Last year was the first in which U.S. consumers spent more to access the internet than they did to watch TV and video. And the second shoe will drop in 2017 when advertisers will spend more on the internet than on TV, professional services firm PwC projects today in its 17th annual 5-year Global Entertainment and Media Outlook.
The report sees total domestic spending for entertainment and media rising about 3.6% per year to $720.4 billion in 2020 from nearly $603.0 billion last year.
The internet will drive this growth. Spending to connect to the web will increase about 7.2% a year to $181.7 billion in 2020 from $128.5 billion last year. Ad sales will rise 9.4% a year to $93.5 billion from $59.6 billion.
Spending for cable and satellite TV will be relatively flat with price increases making up for a decline in households: PwC sees total spending increasing to $102.3 billion from $101.1 billion.
The number of households with cable subscriptions will fall by about 500,000 from 53.3 million at the end of 2015. Satellite will drop to 32.5 million from 33.9 million.
But spending on Netflix, Amazon Prime, Hulu and other so-called over-the-top streaming services will increase about 10.1% a year to $10.4 billion.

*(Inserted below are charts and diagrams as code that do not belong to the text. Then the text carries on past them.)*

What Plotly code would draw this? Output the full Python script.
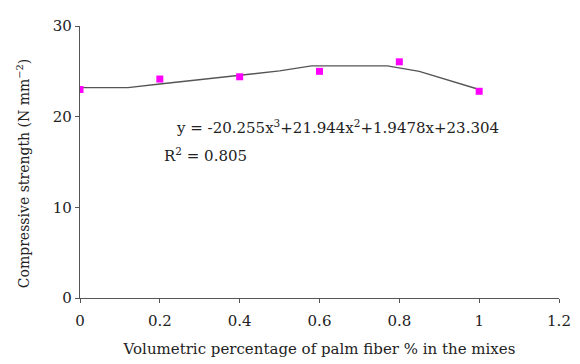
import plotly.graph_objects as go

fiber_pct = [0, 0.2, 0.4, 0.6, 0.8, 1.0]
strength = [23.0, 24.15, 24.4, 25.0, 26.05, 22.8]

trend_x = [0, 0.05, 0.12, 0.2, 0.3, 0.4, 0.5, 0.58, 0.65, 0.72, 0.77, 0.85, 0.92, 1.0]
trend_y = [23.2, 23.2, 23.2, 23.6, 24.1, 24.6, 25.05, 25.6, 25.62, 25.62, 25.6, 25.0, 24.1, 23.0]

x_ticks = [0, 0.2, 0.4, 0.6, 0.8, 1, 1.2]
x_labels = ["0", "0.2", "0.4", "0.6", "0.8", "1", "1.2"]
y_ticks = [0, 10, 20, 30]

font = "DejaVu Serif"

fig = go.Figure()
fig.add_trace(go.Scatter(x=trend_x, y=trend_y, mode="lines",
                         line=dict(color="#555555", width=1.4), hoverinfo="skip"))
fig.add_trace(go.Scatter(x=fiber_pct, y=strength, mode="markers",
                         marker=dict(symbol="square", size=7, color="#FF00FF")))

fig.add_annotation(xref="x", yref="y", x=0.235, y=18.85, xanchor="left", yanchor="middle",
                   text="y = -20.255x<sup>3</sup>+21.944x<sup>2</sup>+1.9478x+23.304",
                   showarrow=False, font=dict(family=font, size=15, color="#222222"))
fig.add_annotation(xref="x", yref="y", x=0.205, y=15.75, xanchor="left", yanchor="middle",
                   text="R<sup>2</sup> = 0.805",
                   showarrow=False, font=dict(family=font, size=15, color="#222222"))
fig.add_annotation(xref="paper", yref="paper", x=-0.12, y=0.457, xanchor="center", yanchor="middle",
                   text="Compressive strength (N mm<sup>−2</sup>)", textangle=-90,
                   showarrow=False, font=dict(family=font, size=14, color="#222222"))

fig.update_layout(
    width=572, height=356,
    margin=dict(l=72, r=16, t=9, b=65),
    paper_bgcolor="white", plot_bgcolor="white",
    showlegend=False,
    font=dict(family=font, size=15, color="#222222"),
    xaxis=dict(range=[0, 1.2], tickvals=x_ticks, ticktext=x_labels,
               showgrid=False, zeroline=False, showline=True, linecolor="#555555", linewidth=1.2,
               ticks="outside", ticklen=4, tickcolor="#555555", ticklabelstandoff=5,
               title=dict(text="Volumetric percentage of palm fiber % in the mixes",
                          font=dict(family=font, size=15), standoff=14)),
    yaxis=dict(range=[0, 30], tickvals=y_ticks,
               showgrid=False, zeroline=False, showline=True, linecolor="#555555", linewidth=1.2,
               ticks="outside", ticklen=4, tickcolor="#555555"),
)

fig.write_html("out.html")
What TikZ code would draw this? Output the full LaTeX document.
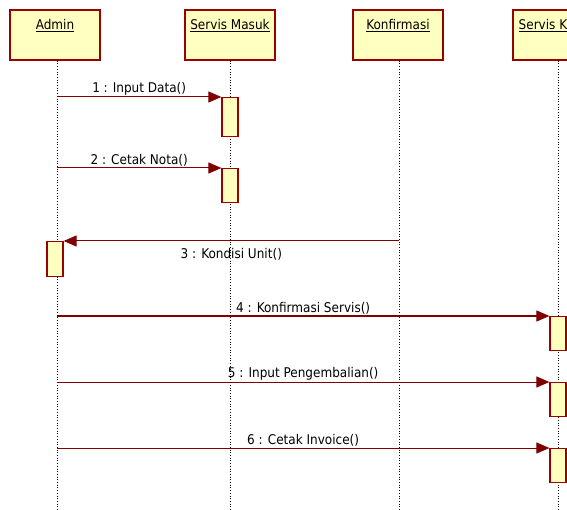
\documentclass[tikz,border=0pt]{standalone}
\usepackage{fontspec}
\setmainfont{DejaVu Sans Condensed}
\usetikzlibrary{arrows.meta}
\definecolor{boxfill}{RGB}{255,255,192}
\definecolor{boxline}{RGB}{153,0,0}
\definecolor{msgline}{RGB}{128,0,0}
\tikzset{
  header/.style={draw=boxline, line width=1.6pt, fill=boxfill, minimum width=90pt, minimum height=50pt, inner sep=0pt},
  act/.style={draw=boxline, line width=1.2pt, fill=boxfill, minimum width=16pt, inner sep=0pt},
  lifeline/.style={black, line width=0.7pt, dotted},
  msg/.style={draw=msgline, line width=1pt, -{Triangle[length=13pt,width=11pt]}},
  msglabel/.style={font=\fontsize{13.4}{15}\selectfont, inner sep=1.5pt},
  hdlabel/.style={font=\fontsize{13.4}{15}\selectfont}
}
\begin{document}
\begin{tikzpicture}[x=1pt,y=-1pt]
\useasboundingbox (0,0) rectangle (567,510);
\clip (0,0) rectangle (567,510);
% headers
\node[header, label={[hdlabel, anchor=north, yshift=-6.5pt]north:\underline{Admin}}] (h1) at (55,35) {};
\node[header, label={[hdlabel, anchor=north, yshift=-6.5pt]north:\underline{Servis Masuk}}] (h2) at (230,35) {};
\node[header, label={[hdlabel, anchor=north, yshift=-6.5pt]north:\underline{Konfirmasi}}] (h3) at (398,35) {};
\node[header, label={[hdlabel, anchor=north, yshift=-6.5pt]north:\underline{Servis Keluar}}] (h4) at (558,35) {};
% lifelines
\coordinate (e1) at (57,510);
\coordinate (e2) at (230,510);
\coordinate (e3) at (399,510);
\coordinate (e4) at (558,510);
\draw[lifeline] (h1.south -| e1) -- (e1);
\draw[lifeline] (h2.south -| e2) -- (e2);
\draw[lifeline] (h3.south -| e3) -- (e3);
\draw[lifeline] (h4.south -| e4) -- (e4);
% activations
\node[act, minimum height=39pt, anchor=north] (a1) at (230,97) {};
\node[act, minimum height=34pt, anchor=north] (a2) at (230,168) {};
\node[act, minimum height=35pt, anchor=north] (a3) at (55,241) {};
\node[act, minimum height=34pt, anchor=north] (a4) at (558,316) {};
\node[act, minimum height=34pt, anchor=north] (a5) at (558,382) {};
\node[act, minimum height=34pt, anchor=north] (a6) at (558,448) {};
% message sources
\coordinate (s1) at (e1 |- a1.north);
\coordinate (s2) at (e1 |- a2.north);
\coordinate (s3) at (e3 |- a3.north);
\coordinate (s4) at (e1 |- a4.north);
\coordinate (s5) at (e1 |- a5.north);
\coordinate (s6) at (e1 |- a6.north);
\draw[msg] (s1) -- node[msglabel, above] {1 : Input Data()} (a1.north west);
\draw[msg] (s2) -- node[msglabel, above] {2 : Cetak Nota()} (a2.north west);
\draw[msg] (s3) -- node[msglabel, below, yshift=-5pt] {3 : Kondisi Unit()} (a3.north east);
\draw[msg] (s4) -- node[msglabel, above] {4 : Konfirmasi Servis()} (a4.north west);
\draw[msg] (s5) -- node[msglabel, above] {5 : Input Pengembalian()} (a5.north west);
\draw[msg] (s6) -- node[msglabel, above] {6 : Cetak Invoice()} (a6.north west);
\end{tikzpicture}
\end{document}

When you throw in all sources of TV and video spending — including rentals and purchases — the total will increase about 0.4% a year to $122.1 billion.
Meanwhile, TV ad sales will improve about 3.2% a year to $81.7 billion.
As for the movie business, domestic box office sales will decline about 3.8% this year to $9.94 billion, but then consistently grow to set new records in 2018, 2019, and 2010. Over the five-year period, ticket spending will rise about 1.2% a year to nearly $11.0 billion in 2020.
PwC predicts that admissions will grow to 1.22 billion from 1.17 billion last year, while the average outlay for a ticket rises about 0.5% a year to $9.02.
Alternative cinema content including concerts, plays, and sports will generate $1 billion in 2019.
Movie theater ads also will help, growing 1.6% a year to $908 million in 2020.
In other media, the report shows a surprising pick up in music sales. It will rise about 3.5% a year to $18.0 billion in 2020 from $15.2 billion in 2015.
No such luck for newspapers. It’s the only business in the industry that will see sales shrink, by an average of 2.9% a year to $27 billion from $31.3 billion.